Aujourd’hui, on reçoit l’autrice Adèle Tariel, avec elle on revient sur son travail et son parcours. Ensuite, c’est avec Myriam Ouyessad, Arnaud Nebbache et Brigitte Cazeaux que nous avons rendez-vous pour la rubrique Parlez-moi de… Ensemble, elles et il reviennent sur leur magnifique album, Moi, mon papa. Bon mercredi à vous !
L’interview du mercredi : Adèle Tariel
Parlez-nous de votre parcours.
J’ai fait des études de communication à Angers puis Rennes jusqu’à la maîtrise (aujourd’hui master), puis l’école de journalisme à Lille. Après 5 ans en presse régionale, je travaille depuis 11 ans chez Playbac presse, éditeur du Petit quotidien, Mon Quotidien et L’actu, quotidiens d’actualité pour les enfants.
J’ai commencé à écrire des histoires après la naissance de ma fille en 2009. Depuis, l’envie est grandissante !
J’aimerais que vous nous présentiez Carnivore qui vient de sortir aux éditions du Père Fouettard.
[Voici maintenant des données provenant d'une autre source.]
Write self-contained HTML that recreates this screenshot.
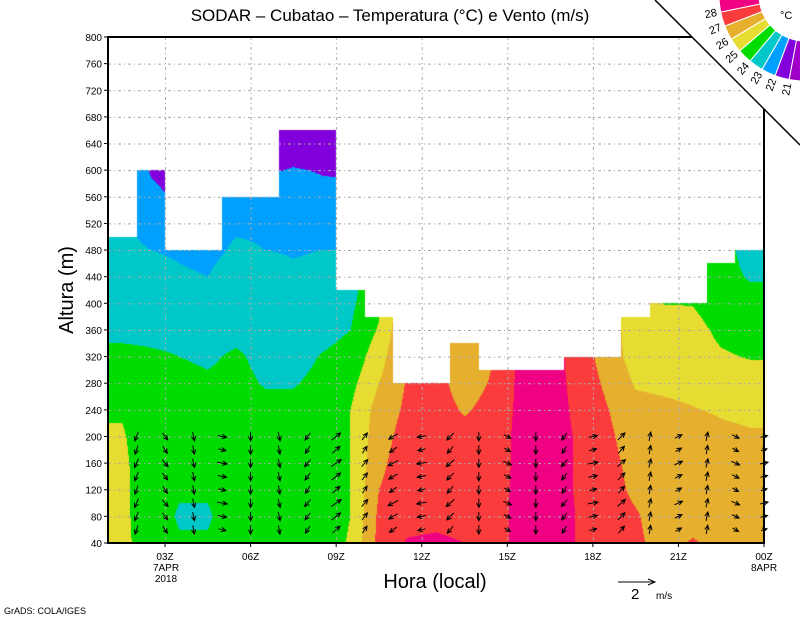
<!DOCTYPE html>
<html><head><meta charset="utf-8"><style>
body{margin:0;background:#fff;width:800px;height:618px;overflow:hidden;position:relative;font-family:"Liberation Sans",sans-serif}
svg{position:absolute;left:0;top:0}
canvas{position:absolute;left:0;top:0}
</style></head><body>
<canvas id="cv" width="800" height="618"></canvas>
<svg id="sv" width="800" height="618"></svg>
<script>
// ---- data ----
const hourStart = 1, hourEnd = 24;
const levels = [40,80,120,160,200,240,280,320,360,400,440,480,520,560,600,640,680];
const colTop = [500,600,480,480,560,560,660,660,420,380,280,280,340,300,300,300,320,320,380,400,400,460,480];
const T0  = [25.2,25.2,25.2,25.2,25.1,24.9,24.6,24.2,23.8,23.6,23.4,23.2,23.1];
const T1  = [24.6,24.5,24.5,24.4,24.4,24.3,24.2,24.1,23.8,23.6,23.3,23.0,22.7,22.3,21.9];
const T2  = [24.1,23.9,24.1,24.4,24.4,24.3,24.2,24.0,23.8,23.5,23.1,22.9,22.3,21.8,21.5];
const T3  = [24.1,23.9,24.1,24.4,24.3,24.2,24.1,23.9,23.7,23.4,23.0,22.8];
const T4  = [24.5,24.5,24.5,24.4,24.4,24.3,24.2,24.1,23.8,23.6,23.4,23.1,22.9,22.7];
const T5  = [24.5,24.5,24.4,24.4,24.3,24.2,23.95,23.8,23.6,23.4,23.3,23.0,22.9,22.7,21.9,21.6];
const T6  = [24.5,24.5,24.4,24.4,24.3,24.2,23.95,23.7,23.5,23.3,23.1,22.95,22.7,22.4,22.05,21.6,21.4];
const T7  = [24.5,24.5,24.5,24.4,24.4,24.3,24.2,24.05,23.7,23.4,23.2,23.0,22.6,22.2,21.95,21.6,21.4];
const T8  = [25.1,25.0,25.0,25.0,25.0,25.0,24.7,24.3,24.0,23.8,23.6,23.0,22.6,22.2,21.9,21.6];
const T9  = [27.3,27.2,27.0,26.8,26.6,26.4,26.0,25.6,25.1,24.8];
const T10 = [28.1,27.6,27.5,27.5,27.4,27.2,27.1];
const T11 = [28.2,27.7,27.6,27.6,27.5,27.4,27.3];
const T12 = [28.0,27.6,27.5,27.4,27.3,26.9,26.6,26.2,25.9];
const T13 = [27.6,27.6,27.6,27.5,27.5,27.3,27.1,27.0];
const T14 = [28.3,28.3,28.3,28.3,28.3,28.3,28.3,28.3];
const T15 = [28.4,28.4,28.4,28.4,28.4,28.4,28.4,28.4];
const T16 = [27.95,27.95,27.9,27.9,27.9,27.8,27.7,27.6];
const T17 = [27.5,27.5,27.4,27.3,27.2,27.05,26.8,26.5];
const T18 = [27.2,27.1,26.8,26.7,26.5,26.3,25.9,25.6,25.5,25.4];
const T19 = [26.6,26.5,26.5,26.5,26.5,26.2,25.8,25.5,25.3,24.98];
const T20 = [27.1,26.6,26.5,26.5,26.4,26.05,25.7,25.4,25.3,24.97];
const T21 = [26.7,26.5,26.4,26.3,26.2,25.9,25.5,25.1,24.8,24.5,24.2,24.2];
const T22 = [26.6,26.5,26.4,26.3,26.1,25.8,25.4,24.95,24.6,24.2,23.95,23.8];
const temps = [T0,T1,T2,T3,T4,T5,T6,T7,T8,T9,T10,T11,T12,T13,T14,T15,T16,T17,T18,T19,T20,T21,T22];
const bins = [21,22,23,24,25,26,27,28];
const colors = ['#a000c8','#8200dc','#00a0ff','#00c8c8','#00dc00','#e6dc32','#e6af2d','#fa3c3c','#f00082'];
const windHours = [2,3,4,5,6,7,8,9,10,11,12,13,14,15,16,17,18,19,20,21,22,23,24];
const windU = [-0.2,0.3,0.1,0.5,0.0,0.1,-0.3,0.5,0.3,-0.5,-0.5,-0.4,0.0,0.4,0.0,-0.3,0.5,0.4,0.1,0.4,0.1,0.4,0.4];
const windV = [-0.5,-0.4,-0.5,-0.1,-0.5,-0.5,-0.4,0.4,0.4,-0.3,-0.1,-0.4,-0.5,-0.2,-0.5,-0.4,0.1,0.4,0.5,0.2,0.5,-0.2,0.1];
const windLevels = [60,80,100,120,140,160,180,200];
const yTicks = [40,80,120,160,200,240,280,320,360,400,440,480,520,560,600,640,680,720,760,800];
const xTicks = [3,6,9,12,15,18,21,24];
const xTickLabels = ['03Z','06Z','09Z','12Z','15Z','18Z','21Z','00Z'];
const cbLabels = ['28','27','26','25','24','23','22','21'];

// ---- axes ----
const X0=108, X1=764, Y0=543, Y1=37;
const xs = h => X0 + (h-hourStart)/(hourEnd-hourStart)*(X1-X0);
const ys = m => Y0 - (m-40)/(800-40)*(Y0-Y1);
const hx = px => hourStart + (px-X0)/(X1-X0)*(hourEnd-hourStart);
const my = py => 40 + (Y0-py)/(Y0-Y1)*(800-40);

function tAt(c,r){const a=temps[c];return a[Math.min(r,a.length-1)];}
function hex(c){return [parseInt(c.substr(1,2),16),parseInt(c.substr(3,2),16),parseInt(c.substr(5,2),16)];}
const rgb = colors.map(hex);

// field
const cv=document.getElementById('cv'),ctx=cv.getContext('2d');
const img=ctx.createImageData(800,618);
const nC=temps.length;
for(let py=Y1;py<Y0;py++){
  const m=my(py+0.5);
  let rf=(m-40)/40; if(rf<0)rf=0; if(rf>levels.length-1)rf=levels.length-1;
  const r0=Math.floor(rf), r1=Math.min(r0+1,levels.length-1), fr=rf-r0;
  for(let px=X0;px<X1;px++){
    const h=hx(px+0.5);
    const col=Math.min(nC-1,Math.floor(h-hourStart));
    if(m>colTop[col])continue;
    let cf=(h-hourStart)-0.5; if(cf<0)cf=0; if(cf>nC-1)cf=nC-1;
    const c0=Math.floor(cf), c1=Math.min(c0+1,nC-1), fc=cf-c0;
    const v=(tAt(c0,r0)*(1-fc)+tAt(c1,r0)*fc)*(1-fr)+(tAt(c0,r1)*(1-fc)+tAt(c1,r1)*fc)*fr;
    let i=0;while(i<bins.length&&v>=bins[i])i++;
    const k=(py*800+px)*4;img.data[k]=rgb[i][0];img.data[k+1]=rgb[i][1];img.data[k+2]=rgb[i][2];img.data[k+3]=255;
  }
}
ctx.putImageData(img,0,0);

// svg
const NS='http://www.w3.org/2000/svg', sv=document.getElementById('sv');
function el(t,a,p){const e=document.createElementNS(NS,t);for(const k in a)e.setAttribute(k,a[k]);(p||sv).appendChild(e);return e;}
const grid=el('g',{stroke:'#aaa','stroke-width':1,'stroke-dasharray':'3,3,1,3'});


yTicks.forEach(v=>{if(v>40&&v<800)el('line',{x1:X0,x2:X1,y1:ys(v)+0.5,y2:ys(v)+0.5},grid);});
xTicks.forEach(v=>{if(v<24)el('line',{x1:xs(v)+0.5,x2:xs(v)+0.5,y1:Y1,y2:Y0},grid);});

// wind arrows
const wg=el('g',{stroke:'#000','stroke-width':1,fill:'none'});


const scale=35/2;
function arrow(x,y,u,v,g){
  const dx=u*scale,dy=-v*scale;const x1=x-dx/2,y1=y-dy/2,x2=x+dx/2,y2=y+dy/2;
  const a=Math.atan2(dy,dx),L=5;
  el('path',{d:`M${x1},${y1}L${x2},${y2}M${x2-L*Math.cos(a-0.45)},${y2-L*Math.sin(a-0.45)}L${x2},${y2}L${x2-L*Math.cos(a+0.45)},${y2-L*Math.sin(a+0.45)}`},g);
}
windHours.forEach((hh,i)=>{windLevels.forEach((lv,j)=>{
  const u=windU[i]*(1+0.15*((j%3)-1)), v=windV[i];
  const a=el('g',{},wg);
  
  
  arrow(xs(hh),ys(lv),u,v,a);
});});

// frame
const fr=el('rect',{x:X0,y:Y1,width:X1-X0,height:Y0-Y1,fill:'none',stroke:'#000','stroke-width':2});


const yl=el('g',{'font-size':10,'text-anchor':'end',fill:'#000'});


yTicks.forEach(v=>{const t=el('text',{x:102,y:ys(v)+4},yl);t.textContent=v;el('line',{x1:X0-4,x2:X0,y1:ys(v),y2:ys(v),stroke:'#000'},sv);});
const xl=el('g',{'font-size':10,'text-anchor':'middle',fill:'#000'});


xTicks.forEach((v,i)=>{const t=el('text',{x:xs(v),y:560},xl);t.textContent=xTickLabels[i];el('line',{x1:xs(v),x2:xs(v),y1:Y0,y2:Y0+4,stroke:'#000'},sv);});
[['7APR',166,571],['2018',166,582],['8APR',764,571]].forEach(d=>{const t=el('text',{x:d[1],y:d[2]},xl);t.textContent=d[0];});

// corner cut + colorbar
const cut=el('polygon',{points:'655,0 800,0 800,145',fill:'#fff'});


el('line',{x1:655,y1:0,x2:800,y2:145,stroke:'#000','stroke-width':1.5});
const cb=el('g',{});


const cx=805,cy=-5,ri=46,ro=86,aStart=178.2,step=9.7;
const rad=d=>d*Math.PI/180;
for(let i=0;i<9;i++){
  const a1=rad(aStart-step*i),a2=rad(aStart-step*(i+1));
  const p=(r,a)=>`${cx+r*Math.cos(a)},${cy+r*Math.sin(a)}`;
  const w=el('path',{d:`M${p(ri,a1)}L${p(ro,a1)}A${ro},${ro} 0 0 0 ${p(ro,a2)}L${p(ri,a2)}A${ri},${ri} 0 0 1 ${p(ri,a1)}Z`,fill:colors[8-i],stroke:'#fff','stroke-width':1},cb);
  
  
}
cbLabels.forEach((s,i)=>{const ang=aStart-step*(i+1);const r=96;const x=cx+r*Math.cos(rad(ang)),y=cy+r*Math.sin(rad(ang));
  const t=el('text',{x:x,y:y,'font-size':11,'text-anchor':'middle','dominant-baseline':'middle',transform:`rotate(${ang-180},${x},${y})`},cb);t.textContent=s;});
const dc=el('text',{x:780,y:19,'font-size':11},cb);dc.textContent='°C';
</script>
<svg width="800" height="618" style="pointer-events:none">
<text x="390" y="21" font-size="17" text-anchor="middle" font-family="Liberation Sans">SODAR – Cubatao – Temperatura (°C) e Vento (m/s)</text>
<text x="0" y="0" font-size="20" text-anchor="middle" transform="translate(73,290) rotate(-90)">Altura (m)</text>
<text x="435" y="588" font-size="20" text-anchor="middle">Hora (local)</text>
<g>
<path d="M618,582L655,582M648,579L655,582L648,585" stroke="#000" fill="none"/>
<text x="631" y="599" font-size="15">2</text>
<text x="656" y="599" font-size="10">m/s</text>
</g>
<text x="4" y="614" font-size="9">GrADS: COLA/IGES</text>
</svg>
</body></html>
C’est l’histoire d’un grillon qui se rend compte un jour que tous les insectes disparaissent un par un. Il décide de mener l’enquête pour débusquer le coupable. C’est un récit à la croisée des genres, entre polar et documentaire, écrit en rimes.
L’origine de ce livre est un mélange de plein de choses. Dans un restaurant, j’ai remarqué un jour une plante étrange, portant de petits « sacs ». Je l’ai repérée car j’en avais eu une chez moi il y a une quinzaine d’années. Il faut lire le livre pour comprendre sa place dans l’histoire. Je savais que Jérôme Peyrat, l’illustrateur, était passionné par les insectes, leurs morphologies, leurs couleurs… Il m’a fait observer les reflets bleutés des bousiers de longues minutes (sur une bouse donc !). Je venais de lire Os court, un album de Jean-Luc Fromental et Joëlle Jolivet, que j’avais beaucoup aimé. Je trouvais le texte en rimes très beau. Je ne pourrais pas vous dire comment, tout ça s’est connecté une nuit dans mon cerveau, et j’ai écrit le texte dès le lendemain.
Avez-vous fait des recherches pour ce livre ou le monde des insectes n’a aucun secret pour vous ?
Jérôme les connaissait bien mieux que moi. J’ai fait quelques recherches mais j’avoue que je suis allée vers les noms les plus mystérieux, qui m’attiraient. Doryphore, ténébrion, lucane… ça sonne tellement bien !
Vous êtes journaliste en plus d’être autrice, est-ce que cela a une influence sur votre travail d’écriture ?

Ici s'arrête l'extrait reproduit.